── Data provided

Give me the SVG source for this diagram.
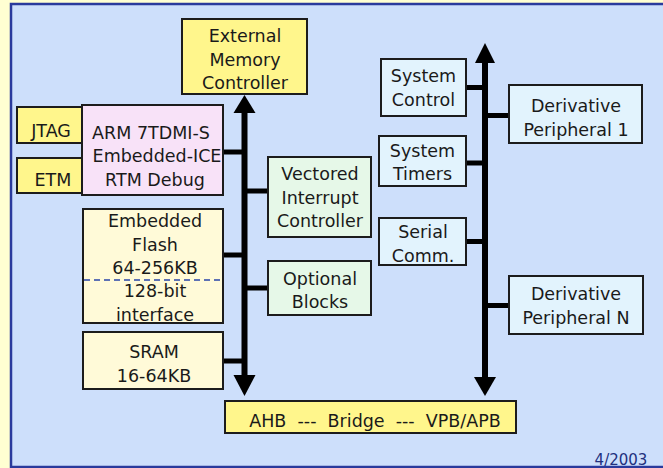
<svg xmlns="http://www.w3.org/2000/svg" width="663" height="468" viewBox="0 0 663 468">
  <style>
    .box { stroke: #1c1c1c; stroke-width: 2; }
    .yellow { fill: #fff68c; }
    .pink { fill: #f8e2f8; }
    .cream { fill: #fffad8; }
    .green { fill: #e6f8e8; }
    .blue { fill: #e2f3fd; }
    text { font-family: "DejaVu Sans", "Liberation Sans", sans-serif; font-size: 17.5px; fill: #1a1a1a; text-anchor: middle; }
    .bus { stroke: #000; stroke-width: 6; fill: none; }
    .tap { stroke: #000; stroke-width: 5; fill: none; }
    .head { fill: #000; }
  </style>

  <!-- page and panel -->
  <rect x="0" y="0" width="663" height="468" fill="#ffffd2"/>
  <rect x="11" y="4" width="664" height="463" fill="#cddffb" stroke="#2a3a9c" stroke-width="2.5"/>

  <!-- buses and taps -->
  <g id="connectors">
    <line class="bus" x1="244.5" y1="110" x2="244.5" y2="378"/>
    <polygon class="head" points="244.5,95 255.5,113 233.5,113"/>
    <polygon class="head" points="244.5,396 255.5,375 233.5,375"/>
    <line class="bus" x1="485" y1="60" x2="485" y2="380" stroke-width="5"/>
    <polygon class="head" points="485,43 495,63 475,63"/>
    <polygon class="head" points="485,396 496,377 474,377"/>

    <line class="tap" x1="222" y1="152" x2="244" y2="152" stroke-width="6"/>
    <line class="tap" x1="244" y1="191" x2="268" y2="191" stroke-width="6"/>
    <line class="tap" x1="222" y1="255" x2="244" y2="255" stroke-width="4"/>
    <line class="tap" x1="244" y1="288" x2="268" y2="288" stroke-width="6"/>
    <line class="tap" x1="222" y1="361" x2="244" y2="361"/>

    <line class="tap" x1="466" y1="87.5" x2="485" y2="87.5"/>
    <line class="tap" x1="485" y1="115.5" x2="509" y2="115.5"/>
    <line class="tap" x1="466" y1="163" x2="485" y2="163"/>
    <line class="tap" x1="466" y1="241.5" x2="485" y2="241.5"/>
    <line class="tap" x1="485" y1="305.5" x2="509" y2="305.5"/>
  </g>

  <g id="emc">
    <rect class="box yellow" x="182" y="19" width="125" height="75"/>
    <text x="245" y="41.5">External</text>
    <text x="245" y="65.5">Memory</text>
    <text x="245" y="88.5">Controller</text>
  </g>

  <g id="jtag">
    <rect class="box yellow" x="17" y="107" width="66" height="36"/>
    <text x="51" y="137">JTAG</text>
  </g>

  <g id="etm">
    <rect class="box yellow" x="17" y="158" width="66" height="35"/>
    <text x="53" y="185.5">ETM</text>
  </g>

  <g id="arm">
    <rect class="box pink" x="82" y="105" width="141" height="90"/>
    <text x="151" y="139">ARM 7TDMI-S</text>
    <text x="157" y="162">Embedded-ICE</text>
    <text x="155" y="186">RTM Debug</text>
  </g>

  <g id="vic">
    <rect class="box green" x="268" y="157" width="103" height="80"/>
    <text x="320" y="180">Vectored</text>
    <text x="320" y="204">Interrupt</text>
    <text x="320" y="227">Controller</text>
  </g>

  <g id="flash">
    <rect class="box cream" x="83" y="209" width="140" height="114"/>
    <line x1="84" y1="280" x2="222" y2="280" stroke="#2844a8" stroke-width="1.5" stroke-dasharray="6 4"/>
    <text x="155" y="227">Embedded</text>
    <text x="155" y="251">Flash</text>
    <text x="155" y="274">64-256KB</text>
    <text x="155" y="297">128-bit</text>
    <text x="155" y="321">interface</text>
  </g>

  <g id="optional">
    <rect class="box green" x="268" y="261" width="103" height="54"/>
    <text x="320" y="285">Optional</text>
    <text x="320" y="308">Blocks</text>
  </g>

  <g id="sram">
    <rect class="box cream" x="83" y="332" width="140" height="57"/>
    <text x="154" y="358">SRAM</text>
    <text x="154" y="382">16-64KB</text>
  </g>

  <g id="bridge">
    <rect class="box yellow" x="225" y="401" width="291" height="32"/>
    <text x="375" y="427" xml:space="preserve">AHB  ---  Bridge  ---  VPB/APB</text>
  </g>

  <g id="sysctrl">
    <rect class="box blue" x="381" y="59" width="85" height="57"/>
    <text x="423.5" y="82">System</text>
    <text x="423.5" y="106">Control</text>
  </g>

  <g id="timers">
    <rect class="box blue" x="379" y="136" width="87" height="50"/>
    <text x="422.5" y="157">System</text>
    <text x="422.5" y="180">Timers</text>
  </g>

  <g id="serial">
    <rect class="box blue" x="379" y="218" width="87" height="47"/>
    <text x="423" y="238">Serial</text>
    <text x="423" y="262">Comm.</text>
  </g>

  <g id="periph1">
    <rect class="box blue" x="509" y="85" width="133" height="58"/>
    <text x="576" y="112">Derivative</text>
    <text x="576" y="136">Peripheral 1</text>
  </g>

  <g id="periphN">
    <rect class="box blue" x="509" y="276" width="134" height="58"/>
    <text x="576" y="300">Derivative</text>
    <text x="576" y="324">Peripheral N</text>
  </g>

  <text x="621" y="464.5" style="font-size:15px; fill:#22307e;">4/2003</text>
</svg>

────

* Directions for this task:
Without including any pictures, reproduce the listing exactly.

* Written solution:
Give me the SVG source for this diagram.
<svg xmlns="http://www.w3.org/2000/svg" width="663" height="468" viewBox="0 0 663 468">
  <style>
    .box { stroke: #1c1c1c; stroke-width: 2; }
    .yellow { fill: #fff68c; }
    .pink { fill: #f8e2f8; }
    .cream { fill: #fffad8; }
    .green { fill: #e6f8e8; }
    .blue { fill: #e2f3fd; }
    text { font-family: "DejaVu Sans", "Liberation Sans", sans-serif; font-size: 17.5px; fill: #1a1a1a; text-anchor: middle; }
    .bus { stroke: #000; stroke-width: 6; fill: none; }
    .tap { stroke: #000; stroke-width: 5; fill: none; }
    .head { fill: #000; }
  </style>

  <!-- page and panel -->
  <rect x="0" y="0" width="663" height="468" fill="#ffffd2"/>
  <rect x="11" y="4" width="664" height="463" fill="#cddffb" stroke="#2a3a9c" stroke-width="2.5"/>

  <!-- buses and taps -->
  <g id="connectors">
    <line class="bus" x1="244.5" y1="110" x2="244.5" y2="378"/>
    <polygon class="head" points="244.5,95 255.5,113 233.5,113"/>
    <polygon class="head" points="244.5,396 255.5,375 233.5,375"/>
    <line class="bus" x1="485" y1="60" x2="485" y2="380" stroke-width="5"/>
    <polygon class="head" points="485,43 495,63 475,63"/>
    <polygon class="head" points="485,396 496,377 474,377"/>

    <line class="tap" x1="222" y1="152" x2="244" y2="152" stroke-width="6"/>
    <line class="tap" x1="244" y1="191" x2="268" y2="191" stroke-width="6"/>
    <line class="tap" x1="222" y1="255" x2="244" y2="255" stroke-width="4"/>
    <line class="tap" x1="244" y1="288" x2="268" y2="288" stroke-width="6"/>
    <line class="tap" x1="222" y1="361" x2="244" y2="361"/>

    <line class="tap" x1="466" y1="87.5" x2="485" y2="87.5"/>
    <line class="tap" x1="485" y1="115.5" x2="509" y2="115.5"/>
    <line class="tap" x1="466" y1="163" x2="485" y2="163"/>
    <line class="tap" x1="466" y1="241.5" x2="485" y2="241.5"/>
    <line class="tap" x1="485" y1="305.5" x2="509" y2="305.5"/>
  </g>

  <g id="emc">
    <rect class="box yellow" x="182" y="19" width="125" height="75"/>
    <text x="245" y="41.5">External</text>
    <text x="245" y="65.5">Memory</text>
    <text x="245" y="88.5">Controller</text>
  </g>

  <g id="jtag">
    <rect class="box yellow" x="17" y="107" width="66" height="36"/>
    <text x="51" y="137">JTAG</text>
  </g>

  <g id="etm">
    <rect class="box yellow" x="17" y="158" width="66" height="35"/>
    <text x="53" y="185.5">ETM</text>
  </g>

  <g id="arm">
    <rect class="box pink" x="82" y="105" width="141" height="90"/>
    <text x="151" y="139">ARM 7TDMI-S</text>
    <text x="157" y="162">Embedded-ICE</text>
    <text x="155" y="186">RTM Debug</text>
  </g>

  <g id="vic">
    <rect class="box green" x="268" y="157" width="103" height="80"/>
    <text x="320" y="180">Vectored</text>
    <text x="320" y="204">Interrupt</text>
    <text x="320" y="227">Controller</text>
  </g>

  <g id="flash">
    <rect class="box cream" x="83" y="209" width="140" height="114"/>
    <line x1="84" y1="280" x2="222" y2="280" stroke="#2844a8" stroke-width="1.5" stroke-dasharray="6 4"/>
    <text x="155" y="227">Embedded</text>
    <text x="155" y="251">Flash</text>
    <text x="155" y="274">64-256KB</text>
    <text x="155" y="297">128-bit</text>
    <text x="155" y="321">interface</text>
  </g>

  <g id="optional">
    <rect class="box green" x="268" y="261" width="103" height="54"/>
    <text x="320" y="285">Optional</text>
    <text x="320" y="308">Blocks</text>
  </g>

  <g id="sram">
    <rect class="box cream" x="83" y="332" width="140" height="57"/>
    <text x="154" y="358">SRAM</text>
    <text x="154" y="382">16-64KB</text>
  </g>

  <g id="bridge">
    <rect class="box yellow" x="225" y="401" width="291" height="32"/>
    <text x="375" y="427" xml:space="preserve">AHB  ---  Bridge  ---  VPB/APB</text>
  </g>

  <g id="sysctrl">
    <rect class="box blue" x="381" y="59" width="85" height="57"/>
    <text x="423.5" y="82">System</text>
    <text x="423.5" y="106">Control</text>
  </g>

  <g id="timers">
    <rect class="box blue" x="379" y="136" width="87" height="50"/>
    <text x="422.5" y="157">System</text>
    <text x="422.5" y="180">Timers</text>
  </g>

  <g id="serial">
    <rect class="box blue" x="379" y="218" width="87" height="47"/>
    <text x="423" y="238">Serial</text>
    <text x="423" y="262">Comm.</text>
  </g>

  <g id="periph1">
    <rect class="box blue" x="509" y="85" width="133" height="58"/>
    <text x="576" y="112">Derivative</text>
    <text x="576" y="136">Peripheral 1</text>
  </g>

  <g id="periphN">
    <rect class="box blue" x="509" y="276" width="134" height="58"/>
    <text x="576" y="300">Derivative</text>
    <text x="576" y="324">Peripheral N</text>
  </g>

  <text x="621" y="464.5" style="font-size:15px; fill:#22307e;">4/2003</text>
</svg>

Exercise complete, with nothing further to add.